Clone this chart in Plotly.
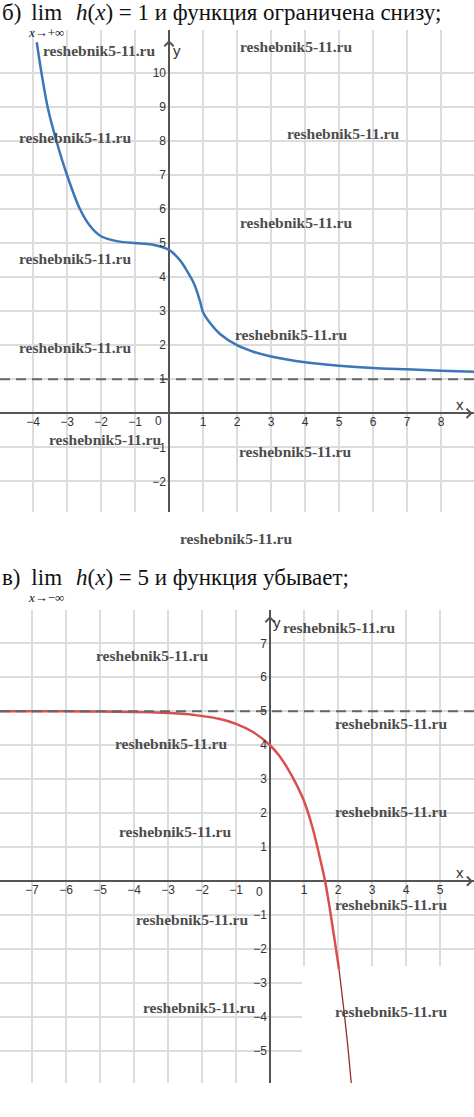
import plotly.graph_objects as go

W, H = 474, 1117

# ---------------- data ----------------
# chart б): h(x) -> 1 as x -> +inf, bounded below
top_x = [-3.89, -3.75, -3.57, -3.31, -3.0, -2.62, -2.32, -2.0, -1.5, -1.0, -0.5,
         0.0, 0.32, 0.52, 0.74, 0.91, 1.0, 1.25, 1.5, 2.0, 2.5, 3.0, 4.0, 5.0,
         6.0, 7.0, 8.0, 8.97]
top_y = [10.9, 10.0, 9.0, 8.0, 7.0, 6.0, 5.5, 5.2, 5.05, 5.0, 4.96,
         4.8, 4.5, 4.2, 3.8, 3.3, 2.97, 2.6, 2.33, 2.0, 1.8, 1.67, 1.5, 1.4,
         1.33, 1.29, 1.25, 1.22]
top_asym_x = [-4.97, 8.97]
top_asym_y = [1, 1]
top_xticks = [-4, -3, -2, -1, 1, 2, 3, 4, 5, 6, 7, 8]
top_yticks = [-2, -1, 1, 2, 3, 4, 5, 6, 7, 8, 9, 10]

# chart в): h(x) -> 5 as x -> -inf, decreasing
bot_x = [-7.94, -7.0, -6.0, -5.0, -4.0, -3.0, -2.5, -2.0, -1.5, -1.0, -0.5,
         0.0, 0.25, 0.5, 0.75, 1.0, 1.25, 1.5, 1.62, 1.75, 2.0, 2.03]
bot_y = [5.0, 5.0, 5.0, 4.99, 4.98, 4.95, 4.92, 4.86, 4.78, 4.63, 4.39,
         4.0, 3.72, 3.35, 2.9, 2.36, 1.58, 0.55, 0.0, -0.75, -2.39, -2.6]
bot_tail_x = [2.03, 2.1, 2.2, 2.3, 2.39]
bot_tail_y = [-2.6, -3.17, -4.03, -4.97, -5.94]
bot_asym_x = [-7.94, 6.0]
bot_asym_y = [5, 5]
bot_xticks = [-7, -6, -5, -4, -3, -2, -1, 1, 2, 3, 4, 5]
bot_yticks = [-5, -4, -3, -2, -1, 1, 2, 3, 4, 5, 6, 7]

WATERMARK = "reshebnik5-11.ru"
wm_top = [(99, 51), (296, 47), (75, 138), (343, 134), (296, 222), (75, 258),
          (291, 334), (75, 347), (105, 439), (295, 451), (236, 538)]
wm_bot = [(339, 627), (152, 655), (391, 723), (171, 743), (391, 811), (175, 831),
          (391, 904), (192, 919), (199, 1007), (391, 1011)]

# ---------------- figure ----------------
BLUE = "#3b76b6"
RED = "#d65050"
GRID = "#dcdcdc"
AXIS = "#555555"
TICKFONT = dict(family="Liberation Sans, Arial, sans-serif", size=12, color="#333333")

def px2py(py):
    return 1 - py / H

fig = go.Figure()

fig.add_trace(go.Scatter(x=top_x, y=top_y, mode="lines", xaxis="x", yaxis="y",
                         line=dict(color=BLUE, width=2.5, shape="spline", smoothing=0.7),
                         hoverinfo="skip"))
fig.add_trace(go.Scatter(x=top_asym_x, y=top_asym_y, mode="lines", xaxis="x", yaxis="y",
                         line=dict(color="#666666", width=2, dash="10px,6px"),
                         hoverinfo="skip"))

fig.add_trace(go.Scatter(x=bot_x, y=bot_y, mode="lines", xaxis="x2", yaxis="y2",
                         line=dict(color=RED, width=2.5, shape="spline", smoothing=0.7),
                         hoverinfo="skip"))
fig.add_trace(go.Scatter(x=bot_tail_x, y=bot_tail_y, mode="lines", xaxis="x2", yaxis="y2",
                         line=dict(color="#9a2a2a", width=1.3, shape="spline", smoothing=0.6),
                         hoverinfo="skip"))
fig.add_trace(go.Scatter(x=bot_asym_x, y=bot_asym_y, mode="lines", xaxis="x2", yaxis="y2",
                         line=dict(color="#666666", width=2, dash="10px,6px"),
                         hoverinfo="skip"))

# geometry of the two panels (pixels)
top_py = (30, 512)
bot_py = (610, 1083)
top_x0px, bot_x0px = 169, 270
top_y0py, bot_y0py = 413.3, 881.2

common_axis = dict(showgrid=True, gridcolor=GRID, gridwidth=2, zeroline=True,
                   zerolinecolor=AXIS, zerolinewidth=2, showline=False, ticks="",
                   tickfont=TICKFONT, fixedrange=True)

fig.update_layout(
    width=W, height=H, margin=dict(l=0, r=0, t=0, b=0),
    paper_bgcolor="white", plot_bgcolor="white", showlegend=False,
    xaxis=dict(domain=[0, 1], range=[-4.97, 8.97], tickvals=top_xticks,
               anchor="free", position=px2py(top_y0py), **common_axis),
    yaxis=dict(domain=[px2py(top_py[1]), px2py(top_py[0])], range=[-2.90, 11.26],
               tickvals=top_yticks, anchor="free", position=top_x0px / W,
               ticklabelstandoff=3, **common_axis),
    xaxis2=dict(domain=[0, 1], range=[-7.94, 6.0], tickvals=bot_xticks,
                anchor="free", position=px2py(bot_y0py), **common_axis),
    yaxis2=dict(domain=[px2py(bot_py[1]), px2py(bot_py[0])], range=[-5.94, 7.98],
                tickvals=bot_yticks, anchor="free", position=bot_x0px / W,
                ticklabelstandoff=3, **common_axis),
)

# white patch in lower-right of second chart (as in the source image)
fig.add_shape(type="rect", xref="x2", yref="y2", x0=0.94, x1=6.0, y0=-5.94, y1=-2.5,
              fillcolor="white", line=dict(width=0), layer="between")

ann = []
# origin labels
ann.append(dict(x=-0.32, y=-0.23, xref="x", yref="y", text="0", showarrow=False, font=TICKFONT,
                xanchor="center", yanchor="middle"))
ann.append(dict(x=-0.3, y=-0.32, xref="x2", yref="y2", text="0", showarrow=False, font=TICKFONT,
                xanchor="center", yanchor="middle"))

# axis arrows and names
AXLAB = dict(family="Liberation Sans, Arial, sans-serif", size=15, color="#333333")
for xr, yr, ytip, xtip in (("x", "y", 10.96, 8.93), ("x2", "y2", 7.8, 5.97)):
    ann.append(dict(x=0, y=ytip, xref=xr, yref=yr, ax=0, ay=12, text="", showarrow=True,
                    arrowhead=4, arrowsize=1.2, arrowwidth=1.5, arrowcolor=AXIS))
    ann.append(dict(x=xtip, y=0, xref=xr, yref=yr, ax=-12, ay=0, text="", showarrow=True,
                    arrowhead=4, arrowsize=1.2, arrowwidth=1.5, arrowcolor=AXIS))
for lx, ly, t in ((177, 51, "y"), (460, 404, "x"), (277, 622, "y"), (460, 872, "x")):
    ann.append(dict(x=lx / W, y=px2py(ly), xref="paper", yref="paper", text=t, showarrow=False,
                    font=AXLAB, xanchor="center", yanchor="middle"))

# headings
HF = dict(family="Liberation Serif, Times New Roman, serif", size=23, color="#111111")
LF = dict(family="Liberation Serif, Times New Roman, serif", size=13, color="#111111")
for py, label, sub, rest in (
        (12, "б)", "<i>x</i>→+∞", "<i>h</i>(<i>x</i>) = 1 и функция ограничена снизу;"),
        (577, "в)", "<i>x</i>→−∞", "<i>h</i>(<i>x</i>) = 5 и функция убывает;")):
    ann.append(dict(x=0, y=px2py(py), xref="paper", yref="paper", xanchor="left", yanchor="middle",
                    text=label, showarrow=False, font=HF))
    ann.append(dict(x=46 / W, y=px2py(py - 14), xref="paper", yref="paper", xanchor="center", yanchor="top",
                    text="<span style='font-size:23px'>lim</span><br><span style='font-size:13px'>" + sub + "</span>",
                    showarrow=False, font=LF))
    ann.append(dict(x=74 / W, y=px2py(py), xref="paper", yref="paper", xanchor="left", yanchor="middle",
                    text=rest, showarrow=False, font=HF))

# watermarks
WF = dict(family="Liberation Serif, Times New Roman, serif", size=15.5, color="#4d4d4d")
for (wx, wy) in wm_top + wm_bot:
    ann.append(dict(x=wx / W, y=px2py(wy), xref="paper", yref="paper", text="<b>" + WATERMARK + "</b>",
                    showarrow=False, font=WF, xanchor="center", yanchor="middle"))

fig.update_layout(annotations=ann)
fig.write_html("out.html", config={"displayModeBar": False},
               post_script="document.body.style.margin='0';document.body.style.padding='0';")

----------

• [PROBLEM TO SOLVE]:
Find all lines where the word "chart" appears. Copy them.

• [WRITTEN SOLUTION]:
Clone this chart in Plotly.
# chart б): h(x) -> 1 as x -> +inf, bounded below
# chart в): h(x) -> 5 as x -> -inf, decreasing
# white patch in lower-right of second chart (as in the source image)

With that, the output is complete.